Quantum Deception: Honey-X Deception using Quantum Games
Efstratios Reppas, Ali Wadi, Brendan Gould, Kyriakos G. Vamvoudakis
TL;DR
This work extends Honey-X deception to quantum games by perturbing the payoff Hamiltonian $H$ with a bounded Hermitian $D$ to form $H' = H + D$. It shows that a victim who anticipates deception has the same equilibrium as a naive victim, enabling a single-level, bilinear semidefinite programming formulation to compute optimal deception and best-response strategies. The paper provides a theoretical derivation of quantum best responses, leverages minimax duality, and demonstrates the approach on quantum Penny Flip subgames, revealing richer deception patterns enabled by quantum interference.

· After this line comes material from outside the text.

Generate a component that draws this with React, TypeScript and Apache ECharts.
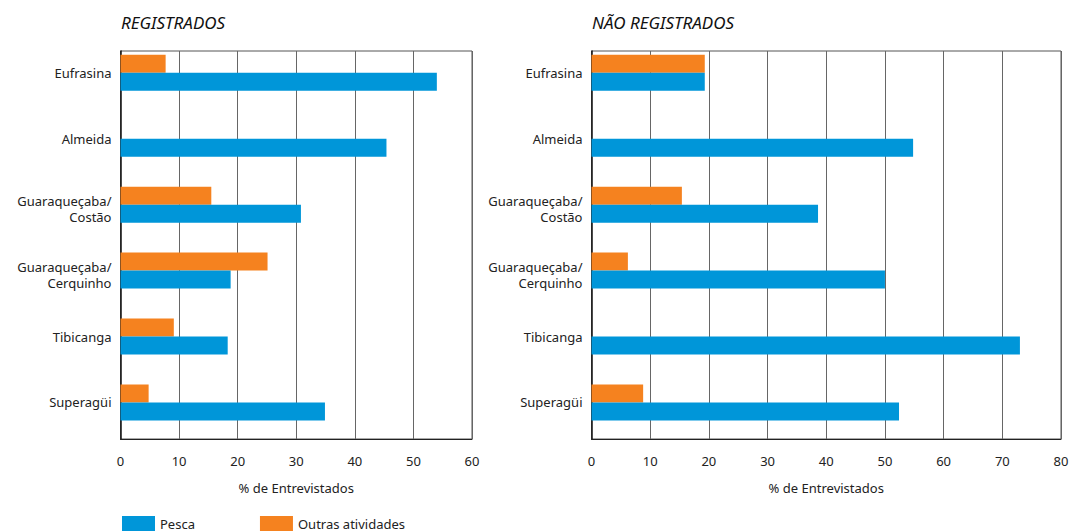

These results establish a computational and conceptual foundation for deception in quantum strategic interactions with potential cybersecurity implications.
Abstract
In this paper, we develop a framework for deception in quantum games, extending the Honey-X paradigm from classical zero-sum settings into the quantum domain. Building on a view of deception in classical games as manipulation of a player's perception of the payoff matrix, we formalize quantum deception as controlled perturbations of the payoff Hamiltonian subject to a deception budget. We show that when victims are aware of possible deception, their equilibrium strategies surprisingly coincide with those of naive victims who fully trust the deceptive Hamiltonian. This equivalence allows us to cast quantum deception as a bilevel optimization problem, which can be reformulated into a bilinear semidefinite program. To illustrate the framework, we present simulations on quantum versions of the Penny Flip game, demonstrating how quantum strategy spaces and non-classical payoffs can amplify the impact of deception relative to classical formulations.